Insurance deadline looms for victims of 2013 Black Forest fire
Colorado Springs Gazette
The second anniversary of the Black Forest fire on Thursday brings a deadline for many fire victims: it will be their last chance to sue their insurance companies and their last chance to seek to collect the full amount of money they are owed to replace belongings.
“We don’t want people blowing deadlines to collect replacement costs,” said Amy Bach, executive director of United Policyholders, a non-profit organization that informs insurance policyholders of their rights. “We always want to make sure that people don’t miss the opportunity to collect the full value of personal property that they have replaced.”
The fire started on June 11, 2013 and burned 14,280 acres in Black Forest, destroying 488 homes and killing two people.
Fire victims who are working to settle their claims should ask for an extension of the deadline verified in writing, according to United Policyholders. Most insurance companies will grant them if homeowners request them. A sample deadline extension letter is available at the organization’s website.
If the insurer denies the extension, United Policyholders recommends that residents contact the Colorado Department of Regulatory Agencies, which has encouraged insurance companies to grant those extensions.

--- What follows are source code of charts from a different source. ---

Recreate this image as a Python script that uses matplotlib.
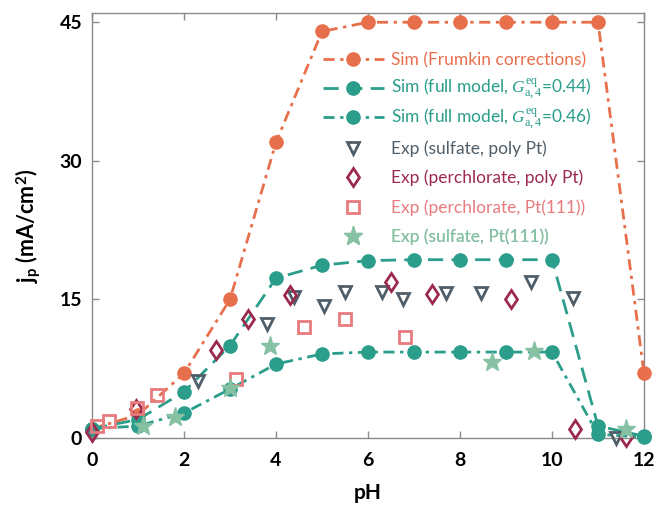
import matplotlib
matplotlib.use("Agg")
import matplotlib.pyplot as plt

plt.rcParams['font.family'] = ['Lato', 'DejaVu Sans']
plt.rcParams['mathtext.fontset'] = 'custom'
plt.rcParams['mathtext.rm'] = 'Liberation Serif'
plt.rcParams['mathtext.it'] = 'Liberation Serif:italic'
plt.rcParams['mathtext.bf'] = 'Lato:bold'

# Simulated peak current density vs pH
ph_sim = [0, 1, 2, 3, 4, 5, 6, 7, 8, 9, 10, 11, 12]
j_frumkin = [1.0, 2.5, 7.0, 15.0, 32.0, 44.0, 45.0, 45.0, 45.0, 45.0, 45.0, 45.0, 7.0]
j_full_044 = [1.0, 2.0, 5.0, 10.0, 17.3, 18.7, 19.2, 19.3, 19.3, 19.3, 19.3, 1.3, 0.2]
j_full_046 = [1.0, 1.3, 2.7, 5.3, 8.0, 9.1, 9.3, 9.3, 9.3, 9.3, 9.3, 0.4, 0.1]

# Experimental peak current densities
ph_sulf_poly = [2.3, 3.8, 4.4, 5.05, 5.5, 6.3, 6.75, 7.7, 8.45, 9.55, 10.45, 11.4]
j_sulf_poly = [6.2, 12.3, 15.3, 14.3, 15.8, 15.8, 15.0, 15.7, 15.7, 16.9, 15.1, 0.0]

ph_perc_poly = [0.0, 0.95, 2.7, 3.4, 4.3, 6.5, 7.4, 9.1, 10.5, 11.6]
j_perc_poly = [0.6, 3.1, 9.5, 12.9, 15.5, 16.9, 15.6, 15.0, 1.0, 0.1]

ph_perc_111 = [0.1, 0.37, 0.98, 1.42, 3.14, 4.6, 5.5, 6.8]
j_perc_111 = [1.3, 1.8, 3.3, 4.7, 6.4, 12.0, 12.9, 10.9]

ph_sulf_111 = [1.1, 1.8, 3.0, 3.88, 8.7, 9.6, 11.6]
j_sulf_111 = [1.3, 2.3, 5.4, 10.0, 8.2, 9.4, 1.0]

c_orange = '#e86f4c'
c_teal = '#2a9d8b'
c_gray = '#4f5e69'
c_maroon = '#9c2a4e'
c_pink = '#e77b7e'
c_star = '#86c1a4'

fig = plt.figure(figsize=(6.58, 5.05), dpi=100)
ax = fig.add_axes([92/658, 1-438/505, (644-92)/658, (438-13)/505])

ms = 9.5
dashdot = (0, (4, 2, 1.2, 2))
handles = []
handles += ax.plot(ph_sim, j_frumkin, color=c_orange, lw=2, linestyle=dashdot,
                   marker='o', ms=ms, clip_on=False, zorder=4,
                   label='Sim (Frumkin corrections)')
handles += ax.plot(ph_sim, j_full_044, color=c_teal, lw=2, linestyle=(0, (5.5, 3)),
                   marker='o', ms=ms, clip_on=False, zorder=4,
                   label=r'Sim (full model, $G_{\mathrm{a,4}}^{\mathrm{eq}}$=0.44)')
handles += ax.plot(ph_sim, j_full_046, color=c_teal, lw=2, linestyle=dashdot,
                   marker='o', ms=ms, clip_on=False, zorder=4,
                   label=r'Sim (full model, $G_{\mathrm{a,4}}^{\mathrm{eq}}$=0.46)')

handles += ax.plot(ph_sulf_poly, j_sulf_poly, linestyle='none', marker='v', ms=9,
                   mfc='none', mec=c_gray, mew=2, clip_on=False, zorder=5,
                   label='Exp (sulfate, poly Pt)')
handles += ax.plot(ph_perc_poly, j_perc_poly, linestyle='none', marker='d', ms=9.5,
                   mfc='none', mec=c_maroon, mew=2, clip_on=False, zorder=5,
                   label='Exp (perchlorate, poly Pt)')
handles += ax.plot(ph_perc_111, j_perc_111, linestyle='none', marker='s', ms=8,
                   mfc='none', mec=c_pink, mew=2, clip_on=False, zorder=5,
                   label='Exp (perchlorate, Pt(111))')
handles += ax.plot(ph_sulf_111, j_sulf_111, linestyle='none', marker='*', ms=14,
                   color=c_star, mec=c_star, clip_on=False, zorder=5,
                   label='Exp (sulfate, Pt(111))')

ax.set_xlim(0, 12)
ax.set_ylim(0, 46)
ax.set_xticks(range(0, 13, 2))
ax.set_yticks([0, 15, 30, 45])
for sp in ax.spines.values():
    sp.set_color('#8a8a8a')
    sp.set_linewidth(1)
ax.tick_params(direction='in', length=5, width=1, color='#8a8a8a',
               top=True, right=True, labelsize=14)
ax.tick_params(axis='x', pad=10)
ax.tick_params(axis='y', pad=7)
for lab in ax.get_xticklabels() + ax.get_yticklabels():
    lab.set_fontweight('bold')

ax.set_xlabel('pH', fontsize=15, fontweight='bold', labelpad=10)
ax.set_ylabel(r'j$_{\mathbf{p}}$ (mA/cm$^{\mathbf{2}}$)', fontsize=15.5,
              fontweight='bold', labelpad=12)

# One legend row per series, evenly spaced down the plot
colors = [c_orange, c_teal, c_teal, c_gray, c_maroon, c_pink, c_star]
row_top = 0.889
row_step = 0.0694
for i, (h, c) in enumerate(zip(handles, colors)):
    leg = ax.legend(handles=[h], loc='center left',
                    bbox_to_anchor=(0.4185, row_top - i * row_step),
                    frameon=False, numpoints=1, fontsize=12.5,
                    handlelength=3.5, handletextpad=0.4,
                    borderpad=0, borderaxespad=0)
    leg.get_texts()[0].set_color(c)
    ax.add_artist(leg)

fig.savefig('out.png', dpi=100)
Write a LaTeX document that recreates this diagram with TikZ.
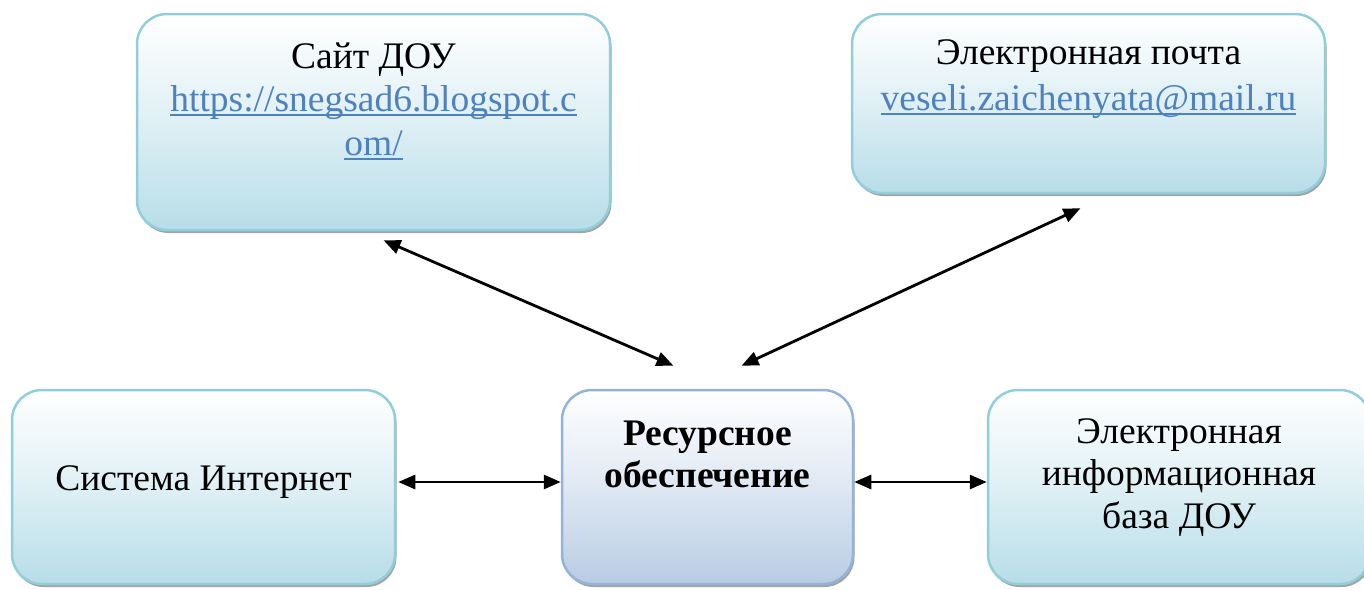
\documentclass[tikz,border=0pt]{standalone}
\usepackage{fontspec}
\setmainfont{Liberation Serif}
\usetikzlibrary{arrows.meta,calc,shadows}
\definecolor{tealborder}{HTML}{92CDDC}
\definecolor{tealfill}{HTML}{B7DDE8}
\definecolor{blueborder}{HTML}{95B3D7}
\definecolor{bluefill}{HTML}{B8CCE4}
\definecolor{linkblue}{HTML}{4F81BD}
\newcommand{\mylnk}[1]{{\color{linkblue}\setbox0=\hbox{#1}\rlap{\rule[-4.5pt]{\wd0}{2pt}}\box0}}
\begin{document}
\begin{tikzpicture}[x=1pt,y=-1pt,
  boxbase/.style={line width=2.5pt, rounded corners=30pt, inner sep=0pt,
    drop shadow={shadow xshift=1.5pt, shadow yshift=-3pt, fill=black!45, opacity=0.8}},
  tealbox/.style={boxbase, draw=tealborder, top color=white, bottom color=tealfill, middle color=tealfill!45},
  bluebox/.style={boxbase, draw=blueborder, top color=white, bottom color=bluefill, middle color=bluefill!45},
  txt/.style={font=\fontsize{37.5}{43.5}\selectfont, align=center, inner sep=0pt, anchor=base},
  conn/.style={{Triangle[length=17pt,width=14pt]}-{Triangle[length=17pt,width=14pt]}, line width=2.8pt, black}
]
\useasboundingbox (0,0) rectangle (1364,589);

\node[tealbox, minimum width=473pt, minimum height=216pt] (site) at (373.5,122) {};
\node[tealbox, minimum width=473pt, minimum height=179pt] (mail) at (1088.5,103.5) {};
\node[tealbox, minimum width=383pt, minimum height=194pt] (inet) at (203.5,487) {};
\node[bluebox, minimum width=291pt, minimum height=194pt] (res) at (707.5,487) {};
\node[tealbox, minimum width=382pt, minimum height=194pt] (base) at (1179,487) {};

\node[txt] (sitetext) at (373.5,155) {Сайт ДОУ\\\mylnk{https://snegsad6.blogspot.c}\\\mylnk{om/}};
\node[txt, font=\fontsize{37.5}{46}\selectfont] (mailtext) at (1088.5,110) {Электронная почта\\\mylnk{veseli.zaichenyata@mail.ru}};
\node[txt] (inettext) at (203.5,490) {Система Интернет};
\node[txt, font=\fontsize{37.5}{42}\selectfont\bfseries] (restext) at (707.5,487) {Ресурсное\\обеспечение};
\node[txt, font=\fontsize{37.5}{42.5}\selectfont] (basetext) at (1179,528) {Электронная\\информационная\\база ДОУ};

\coordinate (c1) at ($(site.south)+(10,9)$);
\coordinate (c2) at ($(res.north)+(-34,-23)$);
\coordinate (c3) at ($(mail.south)+(-8,14)$);
\coordinate (c4) at ($(res.north)+(34,-23)$);
\coordinate (c5) at ($(inet.east)+(2,-5)$);
\coordinate (c6) at ($(res.west)+(0,-5)$);
\coordinate (c7) at ($(res.east)+(0,-5)$);
\coordinate (c8) at ($(base.west)+(0,-5)$);

\draw[conn] (c1) -- (c2);
\draw[conn] (c3) -- (c4);
\draw[conn] (c5) -- (c6);
\draw[conn] (c7) -- (c8);
\end{tikzpicture}
\end{document}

Before the two-year deadline, United Policyholders recommends that policyholders get written confirmation of the following:
– Your insurance claim will remain open and payable past the two-year anniversary.
– Your insurer will continue to honor its obligation to pay all benefits owing, including replacement values, past the two-year anniversary.
– Your insurer agrees that it will not enforce any “suit against us” provision that may arise at the two-year anniversary.
Nancy Trosper is among those still trying to work with her insurance company to settle her claim. When the fire roared into her neighborhood, she feared that her home had burned to the ground and was incredibly relieved to learn that her home survived, although it was damaged from smoke.
Her insurance paid to have the home cleaned and she was one of the first of their neighbors to return. Over time though, especially when winter set in and all of the windows were closed, they noticed they were all getting sick.
“We knew it smelled like smoke, we didn’t know we were living in a toxic environment,” she said. She estimates that she’s since spent about $100,000 of her own money working to renovate the house and hire experts to test different levels of toxins. There’s other repairs that need to be made, she said, but she doesn’t have the money to make them.
As she works to resolve the issue, she’s filed an extension with her insurance company and encouraged her neighbors who have unsettled claims to do the same. She knows of about a half dozen Black Forest fire victims who continue to work with their insurance company and assumes there are many more.
“I think it really surprises people that there are folks still struggling to get their claims worked out,” she said. “There are claims that are not being settled.”